Rencontre avec Yassin al-Haj Saleh pour "Sur la liberté : la maison, la prison, l'exil... et le monde" [L'Arachnéen] en présence de Catherine Coquio
Yassin al-Haj Saleh (né en 1961 à Racca) est un écrivain et essayiste syrien, l’un des principaux intellectuels opposants au régime des Assad. Il a passé seize ans en détention sous Hafez al-Hassad. En juillet 2013, il a quitté la Syrie pour Istanbul, puis pour Berlin où il vit actuellement en exil. Le 9 décembre 2013, son épouse Samira al-Khalil a été enlevée dans la zone insurgée de Douma, avec la jeune avocate Razan Zaitouneh, son mari Wael Hamadeh, et Nazem Hammadi, tous militants des droits de l’homme. Elles et ils n’ont pas réapparu depuis. Yassin al-Haj Saleh est l’un des membres fondateurs de la revue syrienne Al-Jumhuriya ; il a publié de très nombreux articles et une dizaine de livres, parmi lesquels trois ont paru en français : Récits d’une Syrie oubliée. Sortir la mémoire des prisons, aux Prairies ordinaires en 2015 (désormais disponible en version numérique à L’Arachnéen), La Question syrienne, chez Actes Sud en 2016, et Lettres à Samira, aux éditions des Lisières en 2021.

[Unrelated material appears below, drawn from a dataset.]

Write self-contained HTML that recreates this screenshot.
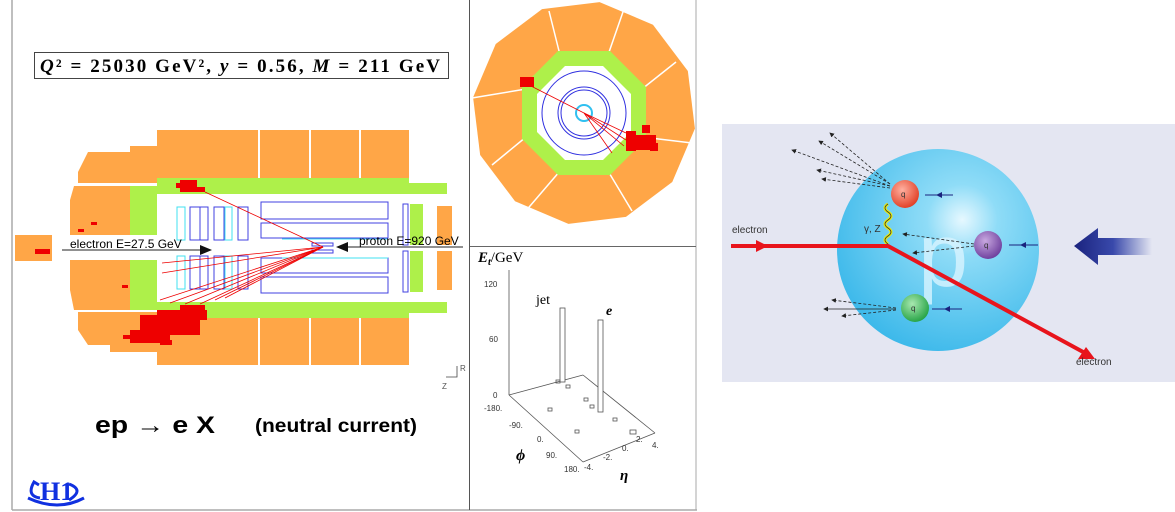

Sur la liberté : la maison, la prison, l’exil… et le monde se compose de trois textes et d’un long entretien. L’ensemble est préfacé par Catherine Coquio.
Les trois textes (2017 et 2021) ont pour thème central les dimensions relatives de la liberté, analysée par Yassin al-Haj Saleh au prisme du « moi », de la « maison », de la prison (l’auteur parle de « prison consentie », gage d’une certaine forme de liberté), de l’exil, et des formes multiples de « l’illiberté » : « la liberté dont jouit le monde de l’exception au-dessus de la loi, écrit-il, est intrinsèquement liée à l’illiberté que subit le monde de l’exception en-dessous de la loi. » Comme l’écrit Catherine Coquio dans sa préface, ces textes « forment un plaidoyer pour la liberté comme acte, mouvement, processus d’affranchissement ou de transformation, puissance de changement ou de sortie qui se décline en postures ou démarches à la fois créatives et destructives : rébellion, transgression, sacrifice, arrogance, respect, vagabondage, exploration… […] Yassin al-Haj Saleh propose des réajustements de la pensée et des redéfinitions de la philosophie, et désigne des domaines contemporains d’infra-liberté (survie) et de supra-liberté (vie souveraine) entre lesquels la liberté existe bien, mais « en état de siège ».
Dans l’entretien qui suit (2021-2022), Yassin al-Haj Saleh répond aux questions de Catherine Coquio et Nisrine al-Zahre. Avec, en arrière-plan constant de sa réflexion, « l’hermétique absence de Samira » et la dévastation de son pays par la guerre et la dictature des Assad, il aborde des questions diverses : l’apparition en Syrie d’une nouvelle écriture, masculine et féminine (il parle d’« écriture peuplée »), directement issue de l’expérience de la guerre et de la prison et comparable à la « littérature de témoignage » liée à la Shoah ; son espoir dans l’avènement d’une communauté qui donne du sens à la souffrance (il relève l’origine commune, en arabe, de ces deux mots) ; la nécessité de combattre le nihilisme du pouvoir dictatorial comme celui des islamistes ; l’analogie de l’organisation de la révolution syrienne avec celle de la Commune ou avec le modèle « conseilliste » ; sa lecture critique d’Hannah Arendt ou de Giorgio Agamben ; l’impératif d’écrire une « tragédie de l’oubli », etc.
Après avoir décrit le milieu des réfugiés politiques syriens dans lequel elle a rencontré Yassin al-Haj Saleh, Catherine Coquio analyse en détails le rôle de son expérience carcérale dans son « marxisme anti-stalinien », et celui de la disparition de Samira al-Khalil dans sa lutte contre les processus d’absentéisation imposés par les régimes de terreur. Elle évoque notamment l’un de ses ouvrages (inédit en français), Le Livre de l’atroce, qui relève comme l’ensemble de ses essais, dit-elle, du témoignage, et de la « vie insurmontable » qui anime la pensée de Yassin al-Haj Saleh.